Facebook Has Gone Too Far.

I don’t really follow Facebook terribly closely, but recently, they enabled some sort of terrible, insidious API for “publishers.”

The end result is that I see an interesting article in my Facebook news feed. “Cool,” I think. “I would like to read that.”

Click.

And it opens this awful modal dialog.

Yahoo! Read the news with your friends. About this app: Discover articles you never would have read. And when you view an article on Yahoo!, your friends will see it on Facebook and Yahoo!. What this app shares: This app shares articles you read and more on Facebook with: Friends. Using this app requires: Your e-mail address, your birthday, and your likes. By proceeding, you agree to Yahoo's Terms of Service and Privacy Policy (links). Link to Report App. Button to agree. Button to cancel.
(fallback)

Uh… well, no thanks, I would rather not have everything I read automatically and publicly logged on Facebook.

Click “Cancel.”

The dialog closes. And that’s it. No article opens.

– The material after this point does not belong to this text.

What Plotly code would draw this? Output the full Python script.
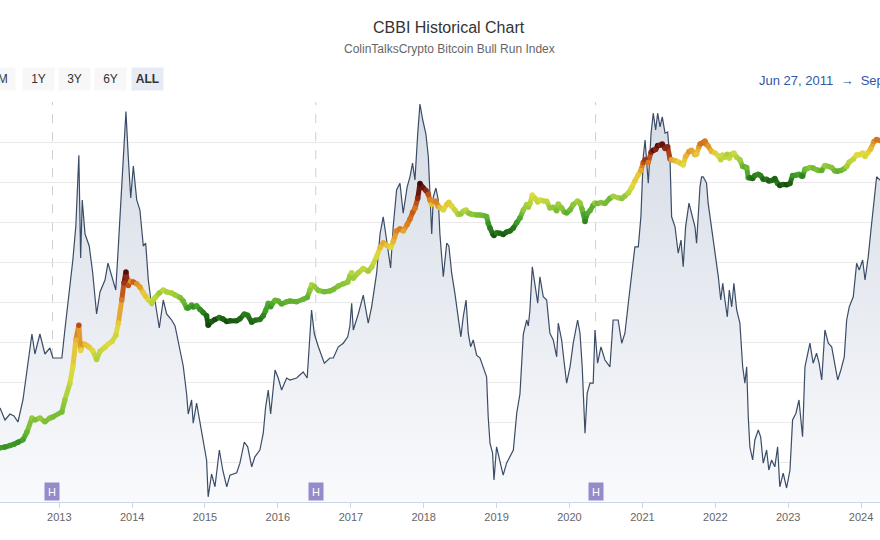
import plotly.graph_objects as go

dates = [
"2012-02-24","2012-03-10","2012-04-04","2012-04-29","2012-05-19","2012-06-08","2012-07-03","2012-07-23","2012-08-17","2012-09-01",
"2012-09-26","2012-10-21","2012-11-15","2012-11-30","2013-01-14","2013-01-29","2013-02-23","2013-03-10","2013-03-25","2013-04-09",
"2013-04-18","2013-04-26","2013-05-10","2013-05-21","2013-05-31","2013-06-17","2013-07-07","2013-07-24","2013-08-18","2013-09-02",
"2013-09-22","2013-10-11","2013-10-24","2013-11-10","2013-11-21","2013-12-01","2013-12-13","2013-12-25","2014-01-07","2014-01-24",
"2014-02-09","2014-02-26","2014-03-10","2014-03-23","2014-04-09","2014-04-25","2014-05-17","2014-06-06","2014-06-23","2014-07-18",
"2014-08-04","2014-08-29","2014-09-14","2014-10-01","2014-10-09","2014-10-26","2014-11-03","2014-11-20","2014-12-07","2014-12-23",
"2015-01-09","2015-01-17","2015-02-03","2015-02-20","2015-03-14","2015-03-31","2015-04-20","2015-05-06","2015-06-09","2015-06-25",
"2015-07-17","2015-08-03","2015-08-23","2015-09-08","2015-10-03","2015-10-20","2015-11-01","2015-11-14","2015-11-26","2015-12-06",
"2015-12-18","2016-01-03","2016-01-20","2016-02-14","2016-03-02","2016-04-04","2016-05-07","2016-05-27","2016-06-10","2016-06-18",
"2016-07-02","2016-07-22","2016-08-21","2016-09-18","2016-10-05","2016-10-30","2016-11-24","2016-12-16","2016-12-27","2017-01-05",
"2017-01-13","2017-02-07","2017-03-04","2017-03-29","2017-04-15","2017-05-10","2017-05-27","2017-06-12","2017-06-29","2017-07-19",
"2017-08-01","2017-08-18","2017-09-04","2017-09-20","2017-10-10","2017-10-24","2017-11-06","2017-11-18","2017-12-02","2017-12-13",
"2017-12-27","2018-01-12","2018-01-24","2018-02-01","2018-02-10","2018-02-18","2018-03-03","2018-03-15","2018-03-23","2018-04-09",
"2018-04-26","2018-05-07","2018-05-21","2018-06-06","2018-06-23","2018-07-06","2018-07-18","2018-08-01","2018-08-12","2018-08-24",
"2018-09-06","2018-09-23","2018-10-10","2018-10-26","2018-11-12","2018-11-20","2018-11-29","2018-12-12","2018-12-19","2019-01-01",
"2019-01-18","2019-02-03","2019-02-20","2019-03-09","2019-03-26","2019-04-12","2019-04-28","2019-05-15","2019-06-01","2019-06-09",
"2019-06-17","2019-06-29","2019-07-12","2019-07-26","2019-08-06","2019-08-23","2019-09-09","2019-09-25","2019-10-12","2019-10-29",
"2019-11-06","2019-11-23","2019-12-06","2019-12-18","2020-01-04","2020-01-20","2020-02-11","2020-02-23","2020-03-05","2020-03-19",
"2020-03-30","2020-04-13","2020-04-29","2020-05-08","2020-05-21","2020-06-07","2020-06-27","2020-07-22","2020-08-07","2020-09-01",
"2020-09-19","2020-10-05","2020-10-22","2020-11-08","2020-11-24","2020-12-11","2020-12-24","2021-01-05","2021-01-14","2021-01-30",
"2021-02-13","2021-02-24","2021-03-08","2021-03-18","2021-03-30","2021-04-10","2021-04-24","2021-05-07","2021-05-19","2021-05-27",
"2021-06-13","2021-06-29","2021-07-13","2021-07-24","2021-08-05","2021-08-22","2021-09-04","2021-09-21","2021-09-29","2021-10-11",
"2021-10-16","2021-10-24","2021-11-01","2021-11-10","2021-11-18","2021-11-26","2021-12-13","2021-12-30","2022-01-16","2022-01-28",
"2022-02-07","2022-02-18","2022-03-02","2022-03-12","2022-03-24","2022-04-04","2022-04-18","2022-05-04","2022-05-18","2022-05-29",
"2022-06-07","2022-06-15","2022-06-23","2022-07-07","2022-07-18","2022-08-04","2022-08-16","2022-08-29","2022-09-15","2022-09-26",
"2022-10-10","2022-10-26","2022-11-09","2022-11-20","2022-12-07","2022-12-24","2023-01-10","2023-01-23","2023-02-09","2023-02-24",
"2023-03-06","2023-03-14","2023-03-26","2023-04-06","2023-04-20","2023-05-06","2023-05-23","2023-06-05","2023-06-18","2023-07-04",
"2023-07-21","2023-08-07","2023-08-23","2023-09-06","2023-09-22","2023-10-09","2023-10-21","2023-11-03","2023-11-23","2023-12-10",
"2023-12-23","2024-01-09","2024-01-21","2024-02-06","2024-02-18","2024-03-06","2024-03-19","2024-04-05","2024-04-25",
]

cbbi = [
21.0,23.5,20.5,22.0,21.5,20.0,25.5,33.0,42.0,37.0,
42.0,37.0,38.5,36.0,36.0,43.0,53.0,60.5,69.0,86.7,
61.0,75.5,67.0,65.5,64.0,57.5,47.0,52.5,55.5,59.7,
56.0,53.0,64.0,79.7,90.5,97.6,86.0,76.0,84.0,75.5,
73.0,64.0,64.7,55.5,49.0,50.5,43.5,50.5,47.0,45.5,
44.0,38.0,34.0,27.0,22.0,25.5,19.7,24.7,19.7,15.5,
10.5,1.3,7.0,3.8,13.0,8.0,3.8,6.7,7.3,9.7,
15.0,13.8,8.8,11.3,13.0,17.2,23.8,28.0,22.0,27.0,
33.0,31.0,28.0,31.0,30.5,31.0,32.5,31.0,40.5,48.0,
42.0,38.8,34.7,36.0,36.0,38.8,39.7,41.3,44.0,49.7,
43.0,47.0,51.7,44.7,48.8,57.2,67.0,71.3,65.5,58.5,
68.8,78.0,79.7,72.2,78.8,81.3,84.7,80.5,92.2,99.5,
95.5,92.0,86.3,78.0,67.0,76.3,78.5,75.5,67.0,56.3,
64.7,64.0,57.2,52.2,45.5,41.3,46.3,50.5,42.2,38.8,
40.5,36.7,36.0,33.8,31.3,21.3,14.7,12.2,5.5,13.8,
9.7,6.7,9.7,11.3,13.0,22.2,27.0,42.0,45.5,44.0,
48.0,58.8,53.8,49.7,56.3,51.3,50.5,42.2,40.5,36.3,
44.7,40.5,34.7,29.7,33.8,39.7,45.5,42.2,33.8,17.2,
27.2,29.7,29.7,43.0,34.7,38.8,35.5,33.8,45.5,45.5,
39.7,42.2,49.7,57.2,63.8,63.8,71.3,86.3,90.5,79.7,
92.2,97.2,93.0,97.2,93.8,96.3,92.2,92.5,85.5,71.3,
68.8,62.2,65.5,58.8,68.8,74.7,72.2,68.8,64.7,73.0,
78.8,81.3,81.3,80.5,79.7,74.7,68.8,63.0,56.3,50.5,
54.7,50.5,46.3,53.0,48.8,54.7,48.0,44.7,33.8,29.7,
33.8,21.3,13.8,10.5,15.5,18.0,16.3,9.7,13.0,8.0,
10.5,8.8,13.8,3.8,7.2,3.5,8.0,20.5,22.2,25.5,
20.5,16.3,33.8,36.3,39.7,34.7,37.2,34.7,30.5,43.0,
39.7,38.8,33.8,30.5,33.0,36.3,45.5,48.8,51.3,59.7,
58.0,60.5,55.5,61.3,67.2,76.3,81.3,80.5,79.0,
]

price = [
4.1,4.2,4.3,4.5,4.7,5.0,5.4,6.9,10.7,10.1,
10.7,9.5,10.7,11.1,13.0,19.0,32.0,54.0,126,200,
90,110,110,105,100,90,68,88,100,110,
120,145,215,444,760,1074,700,800,784,740,
670,554,500,444,404,473,554,610,572,554,
520,480,430,345,345,380,356,370,330,300,
270,200,225,240,255,245,225,230,230,245,
285,275,220,235,240,270,320,400,360,400,
440,430,390,420,430,420,455,480,610,720,
680,600,575,590,620,690,740,780,950,1050,
880,1050,1200,1100,1250,1750,2300,2700,2500,2300,
2800,3900,4200,3900,4800,5700,7000,8000,11000,17500,
15500,14000,12500,10400,9000,10000,10000,8500,8200,7600,
9000,9700,8600,7600,6600,6700,7300,7600,6900,6700,
6600,6500,6500,6400,6200,5000,4300,3600,3400,3700,
3650,3500,3800,3900,4300,5100,5900,7600,9000,8300,
9300,12200,11000,9800,10400,10100,10000,8100,8300,7400,
9200,8100,7130,6900,7600,9000,10100,9500,7700,5300,
6800,7400,8800,9500,9300,9600,9300,11000,11700,11200,
10900,11800,13000,15500,19000,23000,26500,34000,37000,34000,
47000,50000,51000,58000,58500,61000,53000,56000,38000,37000,
36000,34500,33000,31500,41000,48000,50000,43500,44000,56000,
61000,62000,64000,67000,60000,57000,48000,46000,42000,37000,
43000,40000,44000,39000,44000,46000,40000,37000,30000,29500,
29000,21000,21000,20500,22500,23500,22500,20000,20000,19000,
19200,20500,17500,16500,17000,16800,17500,22500,22800,23500,
22400,22000,27500,28000,29000,28500,27000,26500,26500,31000,
30000,29000,26000,25800,26500,28000,30000,34500,37500,43500,
43000,46000,41000,47000,52000,66000,70000,68000,65000,
]

halvings = ["2012-11-28", "2016-07-09", "2020-05-11", "2024-04-20"]
year_ticks = ["2013-01-01","2014-01-01","2015-01-01","2016-01-01","2017-01-01","2018-01-01",
              "2019-01-01","2020-01-01","2021-01-01","2022-01-01","2023-01-01","2024-01-01"]
year_labels = ["2013","2014","2015","2016","2017","2018","2019","2020","2021","2022","2023","2024"]
range_buttons = ["1M", "1Y", "3Y", "6Y", "ALL"]

W = 880.0
FONT = "Liberation Sans, Arial, sans-serif"

SCALE = [[0.0, "#123d0c"], [0.1, "#1f6a15"], [0.25, "#45a42a"],
         [0.4, "#8cc63b"], [0.5, "#bcd63c"], [0.6, "#e4da40"],
         [0.7, "#e6b232"], [0.8, "#d87a20"], [0.88, "#b4461a"],
         [0.94, "#7a1c10"], [1.0, "#3a0806"]]


def _hex(c):
    c = c.lstrip("#")
    return [int(c[i:i + 2], 16) for i in (0, 2, 4)]


def scale_color(v):
    t = max(0.0, min(1.0, v / 100.0))
    for (p0, c0), (p1, c1) in zip(SCALE[:-1], SCALE[1:]):
        if p0 <= t <= p1:
            f = 0 if p1 == p0 else (t - p0) / (p1 - p0)
            a, b = _hex(c0), _hex(c1)
            return "rgb(%d,%d,%d)" % tuple(round(a[i] + (b[i] - a[i]) * f) for i in range(3))
    return SCALE[-1][1]


fig = go.Figure()

fig.add_trace(go.Scatter(
    x=dates, y=cbbi, mode="lines", name="CBBI",
    line=dict(color="#3b4c66", width=1.2),
    fill="tozeroy",
    fillgradient=dict(type="vertical",
                      colorscale=[[0, "rgba(249,250,252,1)"], [1, "rgba(214,220,230,1)"]],
                      start=0, stop=100),
    hoverinfo="skip", showlegend=False,
))

# price band: thick segments coloured by the confidence value, plus dots
for i in range(len(dates) - 1):
    fig.add_trace(go.Scatter(
        x=dates[i:i + 2], y=price[i:i + 2], mode="lines", yaxis="y2",
        line=dict(color=scale_color((cbbi[i] + cbbi[i + 1]) / 2.0), width=5),
        hoverinfo="skip", showlegend=False,
    ))

fig.add_trace(go.Scatter(
    x=dates, y=price, mode="markers", name="BTC Price", yaxis="y2",
    marker=dict(size=5.5, color=cbbi, cmin=0, cmax=100, colorscale=SCALE, line=dict(width=0)),
    showlegend=False,
))

shapes = []
annotations = []
for h in halvings:
    shapes.append(dict(type="line", xref="x", yref="paper", x0=h, x1=h, y0=0.047, y1=1,
                       line=dict(color="#cfcfcf", width=1, dash="dash"), layer="below"))
    annotations.append(dict(x=h, xref="x", y=0, yref="y", yanchor="bottom", xanchor="center",
                            text="H", showarrow=False, bgcolor="#958bcb", width=14, height=17,
                            borderpad=0, font=dict(color="white", size=11, family=FONT), yshift=1))


def py(ypix):
    return (502 - ypix) / 400.0


annotations.append(dict(x=449 / W, xref="paper", y=py(28), yref="paper", text="CBBI Historical Chart",
                        showarrow=False, font=dict(size=16, color="#333333", family=FONT),
                        xanchor="center", yanchor="middle"))
annotations.append(dict(x=449 / W, xref="paper", y=py(49), yref="paper",
                        text="ColinTalksCrypto Bitcoin Bull Run Index",
                        showarrow=False, font=dict(size=12, color="#666666", family=FONT),
                        xanchor="center", yanchor="middle"))

btn_x = [-1, 38, 74, 110, 147]
for lbl, bx in zip(range_buttons, btn_x):
    sel = lbl == "ALL"
    annotations.append(dict(x=bx / W, xref="paper", y=py(79), yref="paper",
                            text="<b>%s</b>" % lbl if sel else lbl, showarrow=False,
                            bgcolor="#e6ebf5" if sel else "#f7f7f7", width=31, height=22,
                            borderpad=0, font=dict(size=12, color="#333333", family=FONT),
                            xanchor="center", yanchor="middle"))

annotations.append(dict(x=757 / W, xref="paper", y=py(80), yref="paper",
                        text="Jun 27, 2011  \u2192  Sep 19, 2024", showarrow=False,
                        font=dict(size=13, color="#3356a8", family=FONT),
                        xanchor="left", yanchor="middle"))

fig.update_layout(
    width=880, height=540,
    margin=dict(l=0, r=0, t=102, b=38),
    paper_bgcolor="white", plot_bgcolor="white",
    shapes=shapes, annotations=annotations,
    xaxis=dict(type="date", range=["2012-03-10", "2024-04-05"],
               tickvals=year_ticks, ticktext=year_labels,
               showgrid=False, showline=True, linecolor="#ccd6eb", linewidth=1,
               ticks="outside", ticklen=5, tickcolor="#ccd6eb",
               tickfont=dict(size=11, color="#666666", family=FONT), zeroline=False),
    yaxis=dict(range=[0, 100], dtick=10, showgrid=True, gridcolor="#e9e9e9", gridwidth=1,
               showticklabels=False, zeroline=False, showline=False),
    yaxis2=dict(type="log", range=[-0.12, 5.36], overlaying="y", side="right",
                showgrid=False, showticklabels=False, zeroline=False, showline=False),
    showlegend=False,
)

fig.write_html("out.html")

Then I realize something. Facebook is actively breaking the fundamentals of the Web. The “link” I clicked in my news feed would seem to be a textbook example of a hyperlink: Blue, underlined words describing a page on another website that I should be able to click and read. Or right-click and open in a new window, or maybe long-tap on a phone and copy the URL of… but no. No, that “URL” isn’t foreign; it’s a link to a Facebook.com page requiring me to grant unacceptable permissions to an “app” before, you know, reading the other side of the original pseudo-link.

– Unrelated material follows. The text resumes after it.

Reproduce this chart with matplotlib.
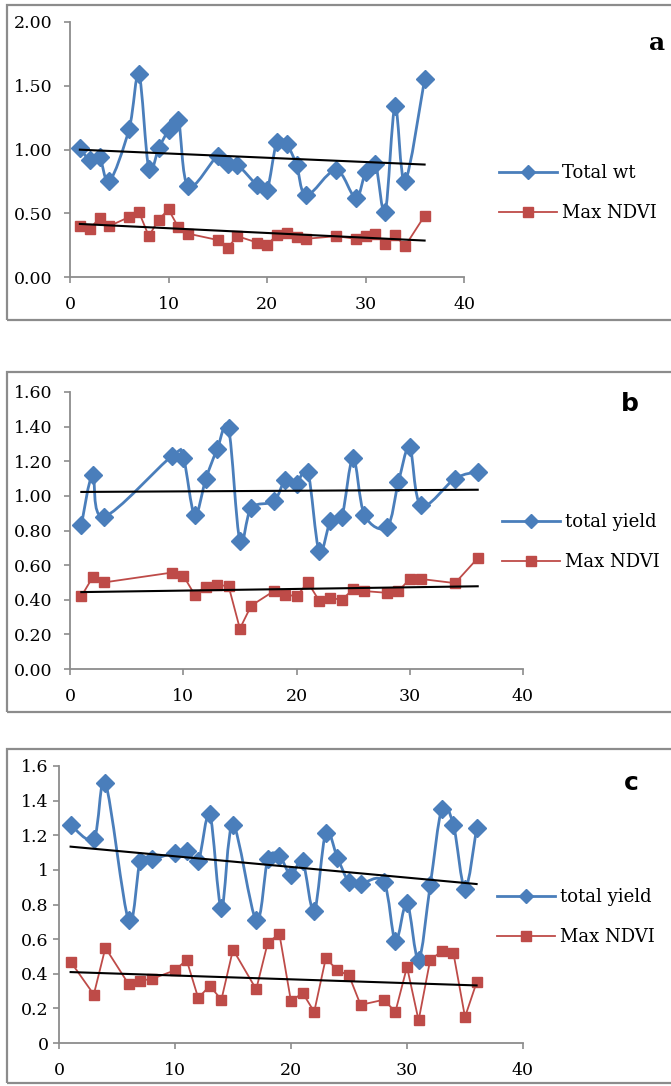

It’s shameful. Broken. Even evil.

Facebook ought to be ashamed.

Yahoo ought to be ashamed, too. And they should know that I never ended up reading the article I saw in my timeline. Just as well. Yahoo is a bad web citizen; yahoo.com news stories from as little as two years ago (and maybe less!) now result in 404 file-not-found links. Those items are gone. It means swaths of blogs and sites have broken links, that sources and references are now unverifiable. It’s not just the news: Perhaps both more and less understandably, Yahoo removed whole neighborhoods of content when they took GeoCities completely offline, too. The Web isn’t supposed to be taken so cavalierly.